VIRGINIA BEACH, Va. —A jury found Navy SEAL Ronald Gasper not guilty of murder on Wednesday, accepting his contention that he killed a fellow SEAL in self defense.
The family of Bradley Jondahl, the 24-year-old who died of a gunshot wound in Gasper’s Virginia Beach home, sobbed quietly in the front row of the courtroom as a clerk announced the verdict, which came after roughly three hours of deliberation over two days. Jurors found Gasper not guilty of second-degree murder, and also declined to convict him on a lesser charge of voluntary manslaughter.
Gasper’s family and friends — including several fellow SEALs who testified on his behalf — embraced the 31-year-old Ohio native outside the courtroom.
Outside the courthouse, Gasper made brief comments to reporters, saying he felt “deepest, heartfelt sympathy” for Jondahl’s family.
But he also said the relief of acquittal after nearly two years facing a possible life sentence was overwhelming.
“I can’t describe it. Elation,” he said.
Jondahl’s family was coping with another emotion.
“It was devastating to us to hear,” said Rodney Jondahl, Brad Jondahl’s father, as he and his tearful family left the courthouse. “We’ve been hurting the last year and a half, and now we’re hurting again. It’s going to stay with us for a while.”
Gasper, who testified for nearly four hours during the trial, told jurors the fatal shot was fired in his garage after a struggle with the much larger Jondahl, who had grown agitated and then violent after a night of drinking.
The two apparently had never met before the early morning of July 31, 2004, when they met on Virginia Beach’s oceanfront bar strip. Gasper said he recognized Jondahl as a fellow SEAL, and invited him to share a cab as a way of keeping Jondahl out of trouble.

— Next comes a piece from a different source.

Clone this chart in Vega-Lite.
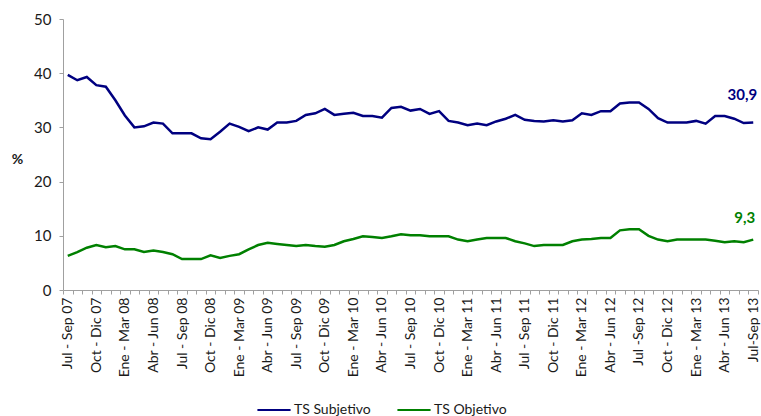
{
  "$schema": "https://vega.github.io/schema/vega-lite/v6.json",
  "width": 695,
  "height": 271,
  "autosize": {"type": "none"},
  "padding": {"left": 63, "top": 19, "right": 3, "bottom": 126},
  "background": "white",
  "config": {
    "view": {"stroke": null},
    "font": "Lato",
    "locale": {"number": {"decimal": ",", "thousands": ".", "grouping": [3], "currency": ["", " €"]}}
  },
  "data": {
    "values": [
      {"p": "Jul - Sep 07", "sub": 39.7, "obj": 6.3},
      {"p": "Ago - Oct 07", "sub": 38.7, "obj": 7.0},
      {"p": "Sep - Nov 07", "sub": 39.3, "obj": 7.8},
      {"p": "Oct - Dic 07", "sub": 37.8, "obj": 8.3},
      {"p": "Nov - Ene 08", "sub": 37.5, "obj": 7.9},
      {"p": "Dic - Feb 08", "sub": 35.0, "obj": 8.1},
      {"p": "Ene - Mar 08", "sub": 32.2, "obj": 7.5},
      {"p": "Feb - Abr 08", "sub": 30.0, "obj": 7.5},
      {"p": "Mar - May 08", "sub": 30.2, "obj": 7.0},
      {"p": "Abr - Jun 08", "sub": 30.9, "obj": 7.3},
      {"p": "May - Jul 08", "sub": 30.7, "obj": 7.0},
      {"p": "Jun - Ago 08", "sub": 28.9, "obj": 6.6},
      {"p": "Jul - Sep 08", "sub": 28.9, "obj": 5.7},
      {"p": "Ago - Oct 08", "sub": 28.9, "obj": 5.7},
      {"p": "Sep - Nov 08", "sub": 28.0, "obj": 5.7},
      {"p": "Oct - Dic 08", "sub": 27.8, "obj": 6.4},
      {"p": "Nov - Ene 09", "sub": 29.2, "obj": 5.9},
      {"p": "Dic - Feb 09", "sub": 30.7, "obj": 6.3},
      {"p": "Ene - Mar 09", "sub": 30.1, "obj": 6.6},
      {"p": "Feb - Abr 09", "sub": 29.3, "obj": 7.5},
      {"p": "Mar - May 09", "sub": 30.0, "obj": 8.3},
      {"p": "Abr - Jun 09", "sub": 29.6, "obj": 8.7},
      {"p": "May - Jul 09", "sub": 30.9, "obj": 8.5},
      {"p": "Jun - Ago 09", "sub": 30.9, "obj": 8.3},
      {"p": "Jul - Sep 09", "sub": 31.2, "obj": 8.1},
      {"p": "Ago - Oct 09", "sub": 32.3, "obj": 8.3},
      {"p": "Sep - Nov 09", "sub": 32.6, "obj": 8.1},
      {"p": "Oct - Dic 09", "sub": 33.4, "obj": 8.0},
      {"p": "Nov - Ene 10", "sub": 32.3, "obj": 8.3},
      {"p": "Dic - Feb 10", "sub": 32.5, "obj": 9.0},
      {"p": "Ene - Mar 10", "sub": 32.7, "obj": 9.4},
      {"p": "Feb - Abr 10", "sub": 32.1, "obj": 9.9},
      {"p": "Mar - May 10", "sub": 32.1, "obj": 9.8},
      {"p": "Abr - Jun 10", "sub": 31.8, "obj": 9.6},
      {"p": "May - Jul 10", "sub": 33.6, "obj": 9.9},
      {"p": "Jun - Ago 10", "sub": 33.8, "obj": 10.3},
      {"p": "Jul - Sep 10", "sub": 33.1, "obj": 10.1},
      {"p": "Ago - Oct 10", "sub": 33.4, "obj": 10.1},
      {"p": "Sep - Nov 10", "sub": 32.5, "obj": 9.9},
      {"p": "Oct - Dic 10", "sub": 33.0, "obj": 9.9},
      {"p": "Nov - Ene 11", "sub": 31.2, "obj": 9.9},
      {"p": "Dic - Feb 11", "sub": 30.9, "obj": 9.3},
      {"p": "Ene - Mar 11", "sub": 30.4, "obj": 9.0},
      {"p": "Feb - Abr 11", "sub": 30.7, "obj": 9.3},
      {"p": "Mar - May 11", "sub": 30.4, "obj": 9.6},
      {"p": "Abr - Jun 11", "sub": 31.1, "obj": 9.6},
      {"p": "May - Jul 11", "sub": 31.6, "obj": 9.6},
      {"p": "Jun - Ago 11", "sub": 32.3, "obj": 9.0},
      {"p": "Jul - Sep 11", "sub": 31.4, "obj": 8.6},
      {"p": "Ago - Oct 11", "sub": 31.2, "obj": 8.1},
      {"p": "Sep - Nov 11", "sub": 31.1, "obj": 8.3},
      {"p": "Oct - Dic 11", "sub": 31.3, "obj": 8.3},
      {"p": "Nov - Ene 12", "sub": 31.1, "obj": 8.3},
      {"p": "Dic - Feb 12", "sub": 31.3, "obj": 9.0},
      {"p": "Ene - Mar 12", "sub": 32.6, "obj": 9.3},
      {"p": "Feb - Abr 12", "sub": 32.3, "obj": 9.4},
      {"p": "Mar - May 12", "sub": 33.0, "obj": 9.6},
      {"p": "Abr - Jun 12", "sub": 33.0, "obj": 9.6},
      {"p": "May - Jul 12", "sub": 34.4, "obj": 11.0},
      {"p": "Jun - Ago 12", "sub": 34.6, "obj": 11.2},
      {"p": "Jul -Sep 12", "sub": 34.6, "obj": 11.2},
      {"p": "Ago - Oct 12", "sub": 33.4, "obj": 10.0},
      {"p": "Sep - Nov 12", "sub": 31.7, "obj": 9.3},
      {"p": "Oct - Dic 12", "sub": 30.9, "obj": 9.0},
      {"p": "Nov - Ene 13", "sub": 30.9, "obj": 9.3},
      {"p": "Dic - Feb 13", "sub": 30.9, "obj": 9.3},
      {"p": "Ene - Mar 13", "sub": 31.2, "obj": 9.3},
      {"p": "Feb - Abr 13", "sub": 30.7, "obj": 9.3},
      {"p": "Mar - May 13", "sub": 32.1, "obj": 9.1},
      {"p": "Abr - Jun 13", "sub": 32.1, "obj": 8.8},
      {"p": "May - Jul 13", "sub": 31.6, "obj": 9.0},
      {"p": "Jun - Ago 13", "sub": 30.8, "obj": 8.8},
      {"p": "Jul-Sep 13", "sub": 30.9, "obj": 9.3}
    ]
  },
  "transform": [
    {"fold": ["sub", "obj"], "as": ["key", "v"]},
    {"calculate": "datum.key === 'sub' ? 'TS Subjetivo' : 'TS Objetivo'", "as": "serie"}
  ],
  "encoding": {
    "x": {
      "field": "p",
      "type": "ordinal",
      "sort": null,
      "bandPosition": 0.5,
      "scale": {"type": "band", "paddingInner": 0, "paddingOuter": 0},
      "axis": {
        "title": null,
        "tickBand": "extent",
        "labelAngle": 270,
        "labelOverlap": false,
        "labelExpr": "test(/^(Jul|Oct|Ene|Abr)/, datum.value) ? datum.value : ''",
        "labelFontSize": 14,
        "labelColor": "#1a1a1a",
        "labelPadding": 3,
        "tickSize": 4,
        "tickColor": "#a0a0a0",
        "domainColor": "#a0a0a0",
        "grid": false
      }
    },
    "y": {
      "field": "v",
      "type": "quantitative",
      "scale": {"domain": [0, 50]},
      "axis": {
        "values": [0, 10, 20, 30, 40, 50],
        "title": "%",
        "titleAngle": 0,
        "titleX": -46,
        "titleY": 140,
        "titleAlign": "center",
        "titleBaseline": "middle",
        "titleFontSize": 14,
        "titleFontWeight": "bold",
        "titleColor": "#1a1a1a",
        "labelFontSize": 15,
        "labelColor": "#1a1a1a",
        "labelPadding": 8,
        "tickSize": 4,
        "tickColor": "#a0a0a0",
        "domainColor": "#a0a0a0",
        "grid": false
      }
    }
  },
  "layer": [
    {
      "mark": {"type": "line", "strokeWidth": 2.5},
      "encoding": {
        "color": {
          "field": "serie",
          "type": "nominal",
          "scale": {"domain": ["TS Subjetivo", "TS Objetivo"], "range": ["#000080", "#008000"]},
          "legend": {
            "title": null,
            "orient": "none",
            "direction": "horizontal",
            "legendX": 193,
            "legendY": 373,
            "symbolType": "stroke",
            "symbolSize": 1100,
            "symbolStrokeWidth": 2,
            "labelFontSize": 14,
            "labelColor": "#1a1a1a",
            "columnPadding": 22,
            "labelOffset": 2
          }
        }
      }
    },
    {
      "transform": [{"filter": "datum.p === 'Jul-Sep 13' && datum.key === 'sub'"}],
      "mark": {"type": "text", "align": "right", "baseline": "bottom", "dx": 4, "dy": -20, "fontSize": 15, "fontWeight": "bold", "color": "#000080"},
      "encoding": {"text": {"field": "v", "type": "quantitative", "format": ".1f"}}
    },
    {
      "transform": [{"filter": "datum.p === 'Jul-Sep 13' && datum.key === 'obj'"}],
      "mark": {"type": "text", "align": "right", "baseline": "bottom", "dx": 2, "dy": -14, "fontSize": 15, "fontWeight": "bold", "color": "#008000"},
      "encoding": {"text": {"field": "v", "type": "quantitative", "format": ".1f"}}
    }
  ]
}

But at Gasper’s home, the defendant said, Jondahl grew increasingly agitated and violent, and Gasper forced him out of the home. Gasper testified that Jondahl came back a short time later, breaking into the home, and that when he went to investigate, Jondahl attacked, choking him until he was nearly unconscious.
Gasper said he escaped, retrieved his 9mm handgun, and confronted Jondahl, trying to force him out of the home. Jondahl, he said, continued to attack, and he retreated to his garage, where, with his back against the garage door, he fired an unsuccessful warning shot before the struggle that ended with Jondahl shot in his lower abdomen.
While he no longer faces prison, Gasper’s legal troubles are not over. Jondahl’s family on Wednesday filed a civil lawsuit against Gasper, alleging wrongful death in their son’s killing.
It’s also unclear when Gasper — a member of the secretive Navy Special Warfare Development Group — will ever be able to resume his SEAL career. He refused to answer a question about his future in the Navy on Wednesday.